Os mercados são frequentemente destruídos em confrontos armados, o que interrompe o acesso das pessoas aos alimentos. Se as fronteiras fossem fechadas devido à Covid-19, o Sudão do Sul enfrentaria consequências dramáticas e o nível de insegurança alimentar aumentaria significativamente, já que muitos dos alimentos do país são importados.

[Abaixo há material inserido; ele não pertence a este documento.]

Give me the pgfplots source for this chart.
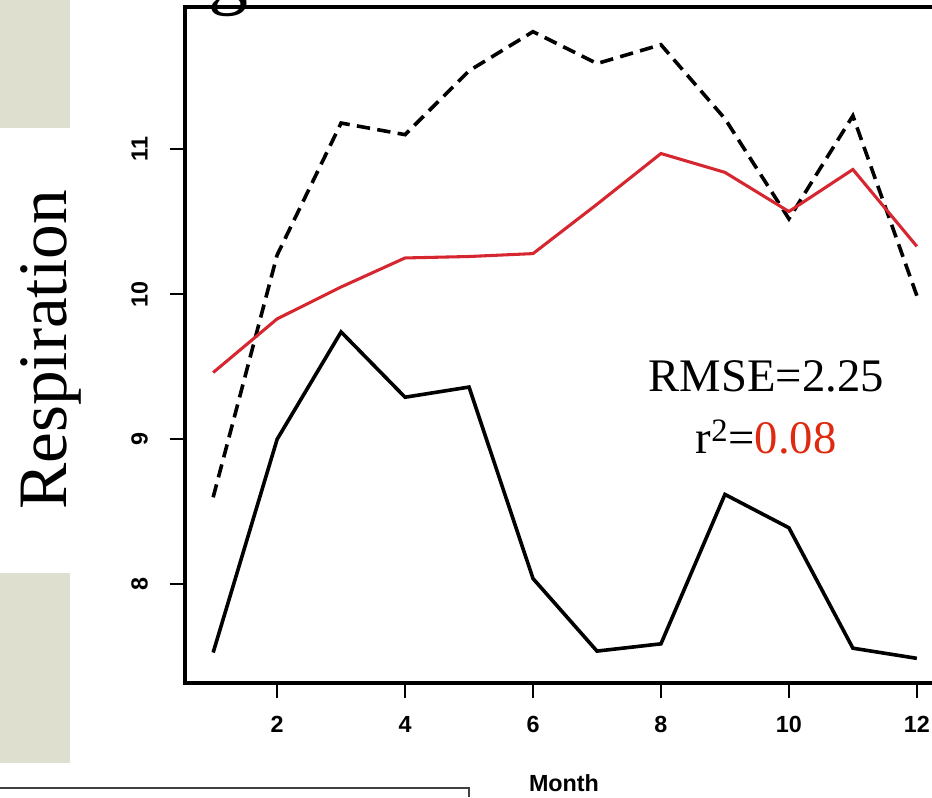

Apesar da pandemia, o CICV continua fornecendo alimentos às comunidades que enfrentam conflitos e violência na África, bem como trabalhando com as Sociedades Nacionais da Cruz Vermelha e do Crescente Vermelho e com clínicas e centros de saúde locais para tratar a desnutrição moderada e grave. O CICV tem programas de segurança econômica, que incluem apoio aos meios de subsistência, à nutrição e às condições de vida das pessoas em 20 países da África.

Nota para os editores:

*Sobre a pesquisa do CICV na África: a pesquisa foi realizada de junho a agosto de 2020 em Mauritânia, Níger, Nigéria, Camarões, Líbia, Sudão, Etiópia, Quênia, Somália e República Democrática do Congo, e incluiu mais de 2,4 mil pessoas das comunidades nas quais o CICV trabalha. Foi parte de uma pesquisa mais ampla com 5 mil pessoas em 24 países, na qual 89% disseram que os preços dos alimentos e de outros artigos essenciais aumentaram desde o início da pandemia, enquanto 79% afirmaram que sua renda caiu. Apenas 6,5% revelaram que tinham economias para enfrentar a pandemia.